Federico Méndez
- Born: Federico Eduardo Méndez Azpillaga 2 August 1972 (age 53) Mendoza, Argentina
- Height: 1.83 m (6 ft 0 in)
- Weight: 108 kg (17 st 0 lb)

Rugby union career
- Position: Hooker
- Current team: Mendoza RC (coach)

Senior career
- Years: Team / Apps / (Points)
- ????-1996: Mendoza RC
- 1996: Sharks (Currie Cup)
- 1997–98: Bath
- 1998–2000: Northampton
- 2000–01: Bordeaux-Bègles
- 2002: Sharks (Currie Cup)
- 2002–05: Mendoza RC
- 2005: Western Province

International career
- Years: Team / Apps / (Points)
- 1990–2004: Argentina / 74 / (70)

Coaching career
- Years: Team
- 2005–present: Mendoza RC

= Federico Méndez =

Argentine rugby union player (born 1972)

Federico Eduardo Méndez Azpillaga (born 2 August 1972) is an Argentine rugby union footballer.
Méndez played professional rugby in South Africa, England and France. He also played for Mendoza Rugby Club in Argentina and won 74 caps for the Argentina national rugby union team, including appearances at four Rugby World Cups, in 1991, 1995 and 2003. Mendez was considered the best hooker at the 1995 World Cup and had the unique ability to play hooker, loosehead or tighthead.

==Biography==

===Playing career===
Méndez started his career with Mendoza RC in his hometown; he made his Argentina debut as a teenager, and was sent off in a match against England for a punch on English lock Paul Ackford in 1990.

Méndez played in the 1995 Rugby World Cup and later played for in South Africa winning the Currie Cup in 1996.

He played for Bath Rugby and Northampton Saints in England. He won the Heineken Cup in 1998 with Bath (as a replacement) and then in 2000 with Northampton, thus becoming the first player to win the trophy twice.
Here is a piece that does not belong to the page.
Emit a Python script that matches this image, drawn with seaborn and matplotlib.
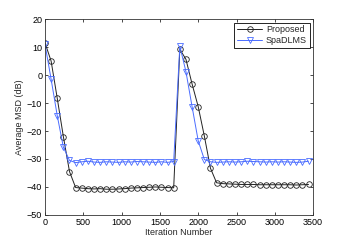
import numpy as np
import pandas as pd
import seaborn as sns
import matplotlib
matplotlib.use("Agg")
import matplotlib.pyplot as plt

# iterations at which markers were drawn
iters = list(range(0, 3500, 80))

proposed = [11.5, 5.0, -8.3, -22.0, -34.5, -40.2, -40.4, -40.6, -40.7, -40.6, -40.8,
            -40.8, -40.7, -40.6, -40.4, -40.3, -40.2, -40.1, -40.0, -40.1, -40.2, -40.3,
            9.2, 5.6, -3.2, -11.3, -21.8, -33.3, -38.5, -38.8, -38.9, -39.0, -39.1,
            -39.1, -39.1, -39.2, -39.2, -39.2, -39.2, -39.2, -39.2, -39.3, -39.2, -39.1]

spadlms = [11.0, -1.5, -14.5, -25.8, -30.5, -31.3, -31.0, -30.8, -31.1, -31.2, -31.0,
           -31.1, -31.2, -31.0, -31.1, -30.9, -31.0, -31.1, -31.2, -31.0, -31.2, -30.9,
           10.3, 1.2, -11.3, -23.5, -30.2, -31.0, -31.2, -31.1, -31.0, -31.1, -31.0,
           -30.8, -30.9, -31.0, -31.1, -31.0, -31.1, -31.0, -31.1, -31.2, -31.1, -30.8]

xticks = [0, 500, 1000, 1500, 2000, 2500, 3000, 3500]
yticks = [-50, -40, -30, -20, -10, 0, 10, 20]

sns.set_style("ticks")
plt.rcParams['font.family'] = ['Liberation Sans', 'DejaVu Sans']
plt.rcParams['font.size'] = 6.5

fig = plt.figure(figsize=(3.46, 2.41), dpi=100)
ax = fig.add_axes([0.130, 0.108, 0.775, 0.813])

blue = '#4a6cff'
sns.lineplot(x=iters, y=proposed, ax=ax, color='#222222', lw=0.7, marker='o',
             markersize=4, markerfacecolor='none', markeredgecolor='#222222',
             markeredgewidth=0.6, label='Proposed')
sns.lineplot(x=iters, y=spadlms, ax=ax, color=blue, lw=0.7, marker='v',
             markersize=4.2, markerfacecolor='none', markeredgecolor=blue,
             markeredgewidth=0.6, label='SpaDLMS')

ax.set_xlim(0, 3500)
ax.set_ylim(-50, 20)
ax.set_xticks(xticks)
ax.set_yticks(yticks)
ax.set_yticklabels([str(t).replace('-', '\u2212') for t in yticks])
ax.tick_params(direction='in', top=True, right=True, length=2.5, width=0.5,
               labelsize=6.5, pad=2, colors='black')
for s in ax.spines.values():
    s.set_visible(True)
    s.set_linewidth(0.6)
    s.set_color('#333333')

ax.set_xlabel('Iteration Number', fontsize=6.5, labelpad=1)
ax.set_ylabel('Average MSD (dB)', fontsize=6.5, labelpad=2)

leg = ax.legend(loc='upper right', fontsize=6.5, fancybox=False, framealpha=1,
                edgecolor='black', borderpad=0.3, handlelength=2.8,
                handletextpad=0.4, labelspacing=0.2, borderaxespad=0.4)
leg.get_frame().set_linewidth(0.6)

fig.savefig('out.png', dpi=100)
Mendez also won the player of the season award for Northampton Saints in the 1998–99 season.

Méndez then had a spell in France with Bordeaux-Bègles and a second spell with Sharks before returning to Argentina to play for Mendoza RC.

===Coaching career===
Méndez announced his retirement from rugby in 2005, but returned to the game later that year for a brief spell as player-coach at Western Province in South Africa. He then went on to coach at his beloved Mendoza RC.

He recently turned down the position of scrum coach for the South African Springboks. He said he could not live with himself if he helped the Boks beat the Argentinian Pumas.

Méndez is currently on the panel of judges for the annual IRB Awards.